Many payroll departments are fully occupied with processing some kind of payroll every week, and possibly even several times in one week. The latter situation occurs when different groups of employees are paid for different time periods. For example, hourly employees may be paid every week, while salaried employees may be paid twice a month. Processing multiple payroll cycles eats up most of the free time of the payroll staff, leaving it with little room for cleaning up paperwork or researching improvements to its basic operations.

All of the various payroll cycles can be consolidated into a single, company-wide payroll cycle. By doing so, the payroll staff no longer has to spend extra time on additional payroll processing, nor does it have to worry about the different pay rules that may apply to each processing period—instead, everyone is treated exactly the same. To make payroll processing even more efficient, it is useful to lengthen the payroll cycles.

For example, a payroll department that processes weekly payrolls must run the payroll 52 times a year, whereas one that processes monthly payrolls only does so 12 times per year, which eliminates 75 percent of the processing that the first department must handle. These changes represent an enormous reduction in the payroll-processing time the accounting staff requires.

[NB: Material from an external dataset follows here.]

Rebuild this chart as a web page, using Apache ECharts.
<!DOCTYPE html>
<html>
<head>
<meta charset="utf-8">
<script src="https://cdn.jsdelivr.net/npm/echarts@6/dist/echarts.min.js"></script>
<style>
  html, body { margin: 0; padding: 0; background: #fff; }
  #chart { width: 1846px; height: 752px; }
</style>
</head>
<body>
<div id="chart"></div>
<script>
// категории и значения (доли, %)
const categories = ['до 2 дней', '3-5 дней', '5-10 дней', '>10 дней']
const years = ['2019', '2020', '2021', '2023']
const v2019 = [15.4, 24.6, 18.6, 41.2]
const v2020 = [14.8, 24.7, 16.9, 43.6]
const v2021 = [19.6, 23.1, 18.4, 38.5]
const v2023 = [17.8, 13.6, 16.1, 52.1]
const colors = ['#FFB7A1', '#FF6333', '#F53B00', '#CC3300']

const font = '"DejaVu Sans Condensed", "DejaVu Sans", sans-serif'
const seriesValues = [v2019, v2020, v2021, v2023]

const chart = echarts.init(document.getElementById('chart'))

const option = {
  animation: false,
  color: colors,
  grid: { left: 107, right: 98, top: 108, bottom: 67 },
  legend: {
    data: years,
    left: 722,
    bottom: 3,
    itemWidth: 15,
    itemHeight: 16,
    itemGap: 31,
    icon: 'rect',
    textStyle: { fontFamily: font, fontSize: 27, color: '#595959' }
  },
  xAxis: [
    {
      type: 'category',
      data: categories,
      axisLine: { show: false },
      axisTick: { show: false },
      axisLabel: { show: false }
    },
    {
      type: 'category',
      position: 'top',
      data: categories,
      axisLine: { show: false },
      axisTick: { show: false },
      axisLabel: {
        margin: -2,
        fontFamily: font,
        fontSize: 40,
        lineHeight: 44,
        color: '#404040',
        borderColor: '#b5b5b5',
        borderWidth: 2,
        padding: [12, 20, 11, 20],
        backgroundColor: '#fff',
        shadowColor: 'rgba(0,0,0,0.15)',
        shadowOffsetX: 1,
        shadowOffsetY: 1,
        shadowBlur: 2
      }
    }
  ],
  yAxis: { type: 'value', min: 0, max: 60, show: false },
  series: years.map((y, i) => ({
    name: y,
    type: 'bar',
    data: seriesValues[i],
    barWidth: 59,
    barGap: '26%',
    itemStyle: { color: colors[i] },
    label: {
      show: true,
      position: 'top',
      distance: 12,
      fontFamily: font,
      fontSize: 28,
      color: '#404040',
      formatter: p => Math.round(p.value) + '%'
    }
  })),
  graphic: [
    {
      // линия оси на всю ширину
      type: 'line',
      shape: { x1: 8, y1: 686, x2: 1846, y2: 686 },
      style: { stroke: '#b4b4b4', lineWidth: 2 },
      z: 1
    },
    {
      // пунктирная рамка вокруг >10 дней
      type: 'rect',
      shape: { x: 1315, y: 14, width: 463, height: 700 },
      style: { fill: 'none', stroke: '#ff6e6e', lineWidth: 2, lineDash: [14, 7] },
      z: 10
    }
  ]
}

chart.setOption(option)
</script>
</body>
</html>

Any changes to the payroll cycles may be met with opposition by the organization’s employees. The primary complaint is that the employees have structured their spending habits around the timing of the old pay system and that any change will not give them enough cash to continue those habits. For example, employees who currently receive a paycheck every week may have a great deal of difficulty in adjusting their spending to a paycheck that only arrives once a month.

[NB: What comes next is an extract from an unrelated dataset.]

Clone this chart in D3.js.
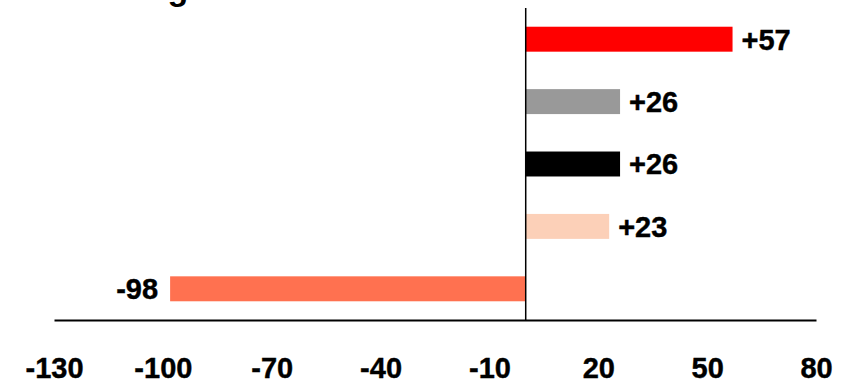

If a company were to switch from a short to a longer pay cycle, it is extremely likely that the payroll staff will be deluged with requests for pay advances well before the next paycheck is due for release, which will require a large amount of payroll staff time to handle. To overcome this problem, one can increase pay cycles incrementally, per- haps to twice a month or once every two weeks, and also tell employees that pay advances will be granted for a limited transition period. By making these incremental changes, one can reduce the associated amount of employee discontent.

Review the prospective change with the rest of the management team to make sure that it is acceptable to them. They must buy into the need for the change, because their employees will also be impacted by the change, and they will receive complaints about it. This best practice requires a long lead time to implement, as well as multiple notifications to the staff about its timing and impact on them. It is also useful to go over the granting of payroll advances with the payroll staff so that they are prepared for the likely surge in requests for advances.